The Invasive Species Prevention Act, unanimously passed by the New York State Legislature in June, is designed to create a statewide regulatory system to prohibit or limit the sale and transport of plants and animals known to threaten communities, natural areas and job-creating industries that depend on natural resources.
“This will probably be one of the most effective strategies for dealing with invasive species that we’ve seen,” said Hilary Smith, director of the Adirondack Park Invasive Plant Program.
“A lot of our work focuses on the early detection of invasive species of concern and doing rapid response or long-term management,” she added. “Many of these species have been introduced unintentionally through the sale of aquatic species through aquariums or nurseries.”
The bill, which was sponsored by Sen. Betty Little (R-Queensbury) and co-sponsored by Assemblywoman Teresa Sayward (R-Willsboro), requires the New York State Department of Environmental Conservation and Department of Agriculture and Markets to develop regulations for the sale, purchase, possession, introduction, importation and transport of invasive species.

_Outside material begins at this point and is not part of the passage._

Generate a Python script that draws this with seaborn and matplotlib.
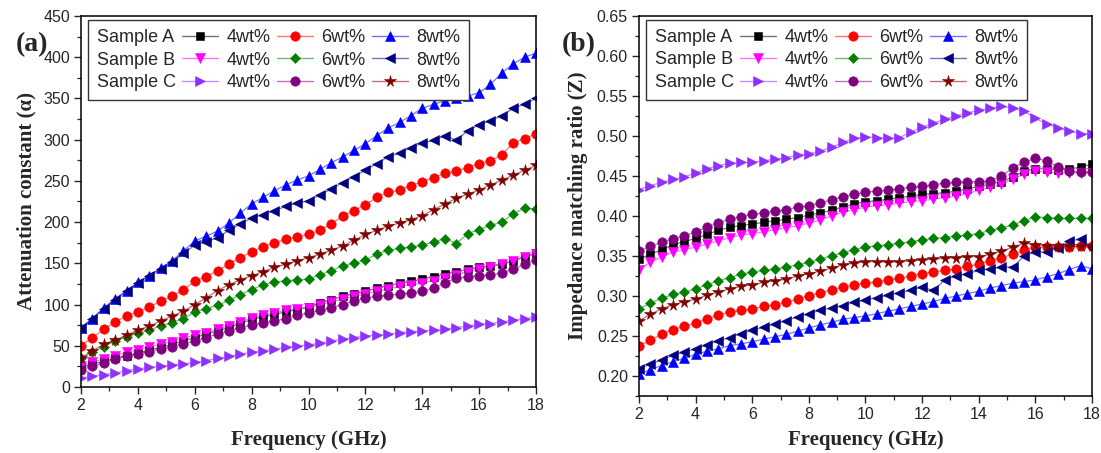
import numpy as np
import pandas as pd
import matplotlib
matplotlib.use("Agg")
import matplotlib.pyplot as plt
from matplotlib.lines import Line2D
from matplotlib.colors import to_rgba
from matplotlib.ticker import MultipleLocator, FormatStrFormatter
import seaborn as sns

# ---------------- data ----------------
freq = [2.0, 2.4, 2.8, 3.2, 3.6, 4.0, 4.4, 4.8, 5.2, 5.6, 6.0, 6.4, 6.8, 7.2, 7.6, 8.0,
        8.4, 8.8, 9.2, 9.6, 10.0, 10.4, 10.8, 11.2, 11.6, 12.0, 12.4, 12.8, 13.2, 13.6,
        14.0, 14.4, 14.8, 15.2, 15.6, 16.0, 16.4, 16.8, 17.2, 17.6, 18.0]

# (a) attenuation constant
att_A4 = [24, 28, 31, 35, 38, 41, 45, 48, 52, 56, 60, 64, 68, 72, 77, 82, 85, 88, 91, 94, 97,
          102, 106, 110, 113, 116, 120, 123, 126, 128, 131, 134, 137, 140, 143, 145, 147, 149, 153, 158, 162]
att_A6 = [50, 60, 70, 79, 86, 91, 97, 104, 110, 118, 128, 134, 141, 149, 157, 164, 170, 175, 179, 182, 185,
          190, 198, 207, 214, 221, 230, 236, 239, 244, 249, 254, 259, 262, 266, 271, 274, 282, 296, 301, 307]
att_A8 = [72, 83, 96, 107, 117, 127, 135, 144, 153, 165, 177, 183, 189, 199, 211, 222, 230, 238, 245, 251, 256,
          264, 272, 279, 287, 295, 305, 314, 321, 329, 338, 343, 347, 350, 353, 357, 367, 381, 392, 400, 405]
att_B4 = [26, 30, 34, 38, 42, 45, 48, 52, 55, 59, 63, 66, 70, 74, 79, 84, 87, 90, 93, 95, 96,
          100, 103, 107, 110, 113, 116, 119, 122, 124, 126, 129, 132, 136, 140, 143, 146, 149, 153, 158, 161]
att_B6 = [35, 42, 49, 56, 61, 65, 69, 74, 78, 83, 91, 95, 99, 105, 112, 118, 124, 127, 129, 130, 131,
          136, 141, 147, 150, 154, 161, 166, 168, 170, 172, 176, 180, 174, 186, 191, 196, 200, 210, 217, 216]
att_B8 = [71, 83, 95, 106, 116, 126, 135, 143, 152, 162, 172, 176, 181, 190, 198, 205, 209, 214, 219, 223, 226,
          233, 240, 248, 255, 263, 271, 279, 284, 290, 296, 299, 305, 299, 311, 318, 323, 329, 338, 343, 350]
att_C4 = [11, 13, 15, 17, 20, 22, 24, 25, 27, 28, 30, 32, 35, 37, 40, 42, 44, 46, 48, 50, 51,
          53, 56, 58, 60, 62, 63, 64, 66, 67, 68, 69, 70, 72, 74, 76, 77, 79, 81, 83, 85]
att_C6 = [21, 25, 29, 34, 37, 40, 43, 46, 49, 52, 56, 60, 64, 68, 72, 75, 78, 80, 83, 87, 90,
          93, 96, 100, 104, 108, 110, 111, 113, 114, 116, 120, 126, 132, 134, 135, 136, 138, 143, 149, 154]
att_C8 = [35, 44, 52, 57, 63, 69, 74, 80, 86, 92, 100, 108, 117, 124, 130, 135, 140, 145, 149, 153, 157,
          161, 166, 171, 178, 185, 190, 195, 199, 203, 208, 215, 222, 229, 234, 239, 245, 251, 257, 263, 269]

# (b) impedance matching ratio
z_A4 = [0.346, 0.352, 0.358, 0.364, 0.368, 0.372, 0.377, 0.382, 0.386, 0.388, 0.390, 0.392, 0.394, 0.396,
        0.398, 0.401, 0.404, 0.407, 0.411, 0.415, 0.418, 0.419, 0.421, 0.423, 0.425, 0.427, 0.428, 0.429,
        0.431, 0.434, 0.437, 0.440, 0.443, 0.449, 0.456, 0.459, 0.459, 0.458, 0.459, 0.461, 0.465]
z_A6 = [0.237, 0.245, 0.252, 0.258, 0.262, 0.266, 0.271, 0.276, 0.280, 0.282, 0.284, 0.287, 0.289, 0.292,
        0.296, 0.300, 0.304, 0.307, 0.311, 0.314, 0.316, 0.318, 0.320, 0.322, 0.325, 0.328, 0.330, 0.332,
        0.334, 0.337, 0.340, 0.344, 0.348, 0.352, 0.357, 0.361, 0.361, 0.361, 0.361, 0.362, 0.362]
z_A8 = [0.202, 0.208, 0.213, 0.218, 0.222, 0.227, 0.231, 0.234, 0.238, 0.240, 0.243, 0.246, 0.249, 0.252,
        0.256, 0.260, 0.264, 0.267, 0.271, 0.273, 0.275, 0.278, 0.281, 0.284, 0.287, 0.290, 0.293, 0.297,
        0.300, 0.303, 0.306, 0.310, 0.313, 0.316, 0.318, 0.320, 0.324, 0.328, 0.333, 0.338, 0.334]
z_B4 = [0.333, 0.342, 0.349, 0.355, 0.358, 0.361, 0.365, 0.369, 0.373, 0.376, 0.378, 0.380, 0.383, 0.385,
        0.388, 0.391, 0.395, 0.400, 0.405, 0.408, 0.411, 0.413, 0.414, 0.416, 0.418, 0.419, 0.421, 0.423,
        0.425, 0.428, 0.432, 0.436, 0.440, 0.446, 0.452, 0.456, 0.455, 0.454, 0.454, 0.454, 0.454]
z_B6 = [0.284, 0.291, 0.297, 0.302, 0.305, 0.309, 0.314, 0.319, 0.323, 0.327, 0.330, 0.332, 0.334, 0.336,
        0.339, 0.342, 0.346, 0.350, 0.354, 0.358, 0.361, 0.363, 0.364, 0.366, 0.368, 0.370, 0.372, 0.373,
        0.375, 0.376, 0.378, 0.382, 0.385, 0.389, 0.394, 0.399, 0.398, 0.397, 0.397, 0.397, 0.397]
z_B8 = [0.209, 0.215, 0.220, 0.226, 0.230, 0.234, 0.239, 0.244, 0.248, 0.253, 0.257, 0.261, 0.265, 0.269,
        0.274, 0.278, 0.282, 0.285, 0.288, 0.292, 0.295, 0.298, 0.301, 0.304, 0.307, 0.311, 0.307, 0.320,
        0.325, 0.328, 0.332, 0.334, 0.336, 0.336, 0.350, 0.355, 0.355, 0.360, 0.369, 0.371, 0.361]
z_C4 = [0.433, 0.438, 0.442, 0.446, 0.449, 0.454, 0.459, 0.463, 0.466, 0.467, 0.467, 0.469, 0.471, 0.473,
        0.476, 0.478, 0.481, 0.486, 0.492, 0.497, 0.499, 0.498, 0.497, 0.498, 0.505, 0.511, 0.516, 0.521,
        0.525, 0.529, 0.532, 0.535, 0.537, 0.535, 0.531, 0.522, 0.515, 0.510, 0.506, 0.503, 0.503]
z_C6 = [0.356, 0.362, 0.367, 0.371, 0.375, 0.380, 0.386, 0.391, 0.396, 0.399, 0.402, 0.404, 0.406, 0.408,
        0.411, 0.413, 0.416, 0.420, 0.424, 0.427, 0.430, 0.431, 0.432, 0.434, 0.436, 0.437, 0.439, 0.441,
        0.442, 0.443, 0.443, 0.444, 0.450, 0.460, 0.467, 0.472, 0.469, 0.461, 0.456, 0.455, 0.455]
z_C8 = [0.269, 0.277, 0.284, 0.289, 0.293, 0.296, 0.301, 0.305, 0.309, 0.312, 0.314, 0.317, 0.319, 0.321,
        0.325, 0.328, 0.331, 0.335, 0.339, 0.341, 0.343, 0.343, 0.342, 0.343, 0.344, 0.345, 0.346, 0.347,
        0.348, 0.349, 0.349, 0.352, 0.356, 0.361, 0.366, 0.364, 0.363, 0.362, 0.362, 0.362, 0.363]

samples = ["Sample A", "Sample B", "Sample C"]
loadings = ["4wt%", "6wt%", "8wt%"]
series_keys = ["A4", "A6", "A8", "B4", "B6", "B8", "C4", "C6", "C8"]
att_data = [att_A4, att_A6, att_A8, att_B4, att_B6, att_B8, att_C4, att_C6, att_C8]
z_data = [z_A4, z_A6, z_A8, z_B4, z_B6, z_B8, z_C4, z_C6, z_C8]

# ---------------- styles ----------------
colors = ["#000000", "#FF0000", "#0000FF", "#FF00FF", "#008000", "#000080",
          "#9030FF", "#800080", "#800000"]
markers = ["s", "o", "^", "v", "D", "<", ">", "o", "*"]
msizes = [6.0, 6.8, 6.8, 6.8, 5.6, 6.8, 6.8, 6.8, 8.5]

sns.set_style("ticks")
plt.rcParams["font.family"] = ["Liberation Sans", "DejaVu Sans"]
plt.rcParams["axes.linewidth"] = 1.1

fig = plt.figure(figsize=(11.01, 4.53), dpi=100)
axA = fig.add_axes([0.07357, 0.14570, 0.41326, 0.81898])
axB = fig.add_axes([0.58038, 0.12583, 0.41144, 0.83885])


def draw(ax, data):
    for vals, c, m, ms in zip(data, colors, markers, msizes):
        sns.lineplot(x=freq, y=vals, ax=ax, color=to_rgba(c, 0.55), linewidth=0.9,
                     marker=m, markersize=ms, markerfacecolor=c, markeredgecolor=c,
                     markeredgewidth=0.4, errorbar=None, sort=False)


draw(axA, att_data)
draw(axB, z_data)

serif = ["Liberation Serif", "DejaVu Serif"]

for ax in (axA, axB):
    ax.set_xlim(2, 18)
    ax.xaxis.set_major_locator(MultipleLocator(2))
    ax.xaxis.set_minor_locator(MultipleLocator(1))
    ax.tick_params(which="major", direction="out", length=5, width=1.0,
                   labelsize=11.5, top=False, right=False, pad=3.0)
    ax.tick_params(which="minor", direction="out", length=3, width=0.9, top=False, right=False)
    for s in ax.spines.values():
        s.set_color("black")
        s.set_linewidth(1.1)

axA.set_ylim(0, 450)
axA.yaxis.set_major_locator(MultipleLocator(50))
axA.yaxis.set_minor_locator(MultipleLocator(25))
axB.set_ylim(0.175, 0.65)
axB.set_yticks(np.arange(0.20, 0.651, 0.05))
axB.yaxis.set_minor_locator(MultipleLocator(0.025))
axB.yaxis.set_major_formatter(FormatStrFormatter("%.2f"))

axA.set_xlabel("Frequency (GHz)", fontfamily=serif, fontweight="bold", fontsize=15, labelpad=12)
axB.set_xlabel("Frequency (GHz)", fontfamily=serif, fontweight="bold", fontsize=15, labelpad=6)
axA.set_ylabel("Attenuation constant (\u03b1)", fontfamily=serif, fontweight="bold", fontsize=15, labelpad=5)
axB.set_ylabel("Impedance matching ratio (Z)", fontfamily=serif, fontweight="bold", fontsize=15, labelpad=6)

fig.text(0.029, 0.902, "(a)", fontfamily=serif, fontweight="bold", fontsize=20, ha="center", va="center")
fig.text(0.526, 0.902, "(b)", fontfamily=serif, fontweight="bold", fontsize=20, ha="center", va="center")


def make_legend(ax, anchor):
    handles, labels = [], []
    # column 1: sample names, then columns of loadings (column-major order)
    for s in samples:
        handles.append(Line2D([], [], linestyle="none", marker=None))
        labels.append(s)
    for j in range(3):
        for i in range(3):
            k = i * 3 + j
            c = colors[k]
            handles.append(Line2D([], [], color=to_rgba(c, 0.55), linewidth=1.0,
                                  marker=markers[k], markersize=msizes[k],
                                  markerfacecolor=c, markeredgecolor=c, markeredgewidth=0.4))
            labels.append(loadings[j])
    leg = ax.legend(handles, labels, ncol=4, loc="upper left", bbox_to_anchor=anchor,
                    borderaxespad=0, frameon=True, fancybox=False, framealpha=1,
                    edgecolor="#333333", fontsize=13, handlelength=2.0, handletextpad=0.45,
                    columnspacing=0.35, labelspacing=0.3, borderpad=0.5)
    leg.get_frame().set_linewidth(1.0)
    try:
        first_col = leg._legend_handle_box.get_children()[0]
        for row in first_col.get_children():
            ch = row.get_children()
            row._children = [ch[-1]]
    except Exception:
        pass
    return leg


make_legend(axA, (0.0154, 0.989))
make_legend(axB, (0.0155, 0.9895))

fig.savefig("out.png", dpi=100)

The agencies will also develop a list of prohibited species that will be unlawful to possess with the intent to sell or introduce, as well as lower tiers of regulated species that would be legal to possess but with restrictions.
“By identifying the worst invasive species in New York that will no longer be available for sale, it will ease the burden on management of invasives for the long term,” Smith said. “These species won’t be making their way into the lands and waters of New York state in the future.
“We’re spending a lot of money to prevent the spread of purple loose strife,” she gave as an example, “but it’s kind of discouraging if someone is planting it next door.”